Pasalnya, KJP Plus disebut tidak cuma membiayai biaya sekolah penerima, melainkan juga kebutuhan sehari-hari lain. Sedangkan, sekolah swasta gratis hanya menutupi kebutuhan biaya pendidikan saja.
"Sekolah gratis itu tidak berarti dia [siswa] mendapatkan uang, tapi hanya gratis SPP-nya saja, administrasi SPP-nya. Kalau KJP Plus, itu kan dapat macam-macam. Untuk kebutuhan dia sekolah, kebutuhan dia yang lain, uang juga," tutur Trubus melalui sambungan telepon, Selasa.
Ia lantas mengkhawatirkan nasib orang tua siswa penerima KJP Plus. Trubus menilai Pemprov DKI seharusnya dapat menerapkan sekolah gratis sembari menggelontorkan bansos KJP Plus. Mengingat, APBD DKI 2025 bernilai puluhan triliun rupiah.
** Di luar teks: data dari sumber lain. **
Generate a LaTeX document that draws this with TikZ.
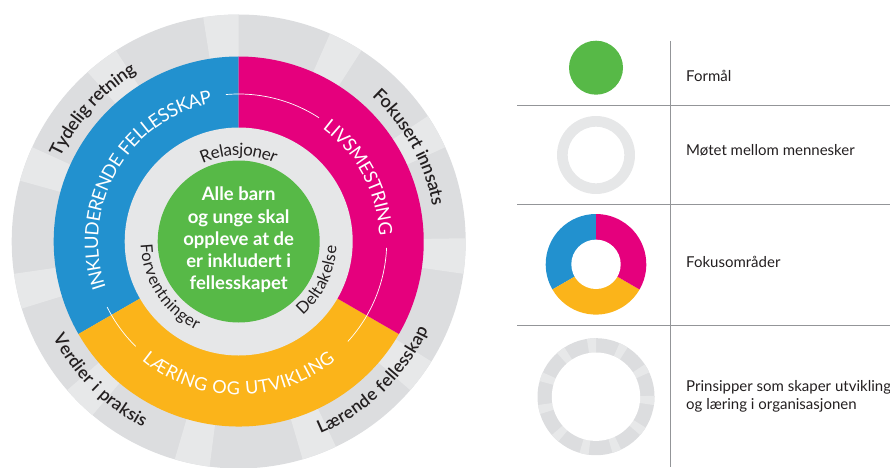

Di satu sisi, Trubus justru mengkhawatirkan alokasi anggaran untuk program sekolah swasta gratis. Sebab, bisa jadi ada penyelewengan anggaran ketika uang tersebut dikelola oleh Pemprov DKI.
"Karena sekolah-sekolah swasta itu hidupnya kan dari itu, dari siswa kan. Nah dikhawatirkan nanti dipakai oleh orang Pemprov DKI. Itu nanti dikorupsi gitu. Kalau siswanya ada 10 orang, dibilang nanti 200 orang gitu kan. Itu kan menjadi penyakit Pemprov," ucap Trubus.
Sementara itu, ia menilai penyaluran KJP Plus telah tepat sasaran. Namun, persoalan data penerima siswa memang harus diawasi secara ketat.
Sebab, bisa jadi ada orang tua siswa tiba-tiba menjadi tidak mampu imbas pemutusan hubungan kerja (PHK) yang marak terjadi di Jakarta. Orang tua siswa tersebut dinilai seharusnya berhak menjadi penerima KJP Plus.
"Kelas menengah, banyak yang turun kelas. Yang bawah ini yang akhirnya enggak kedata. Jadi, enggak terdata karena dulunya memang dia orang mampu. Itu sumber masalahnya," pungkas Trubus.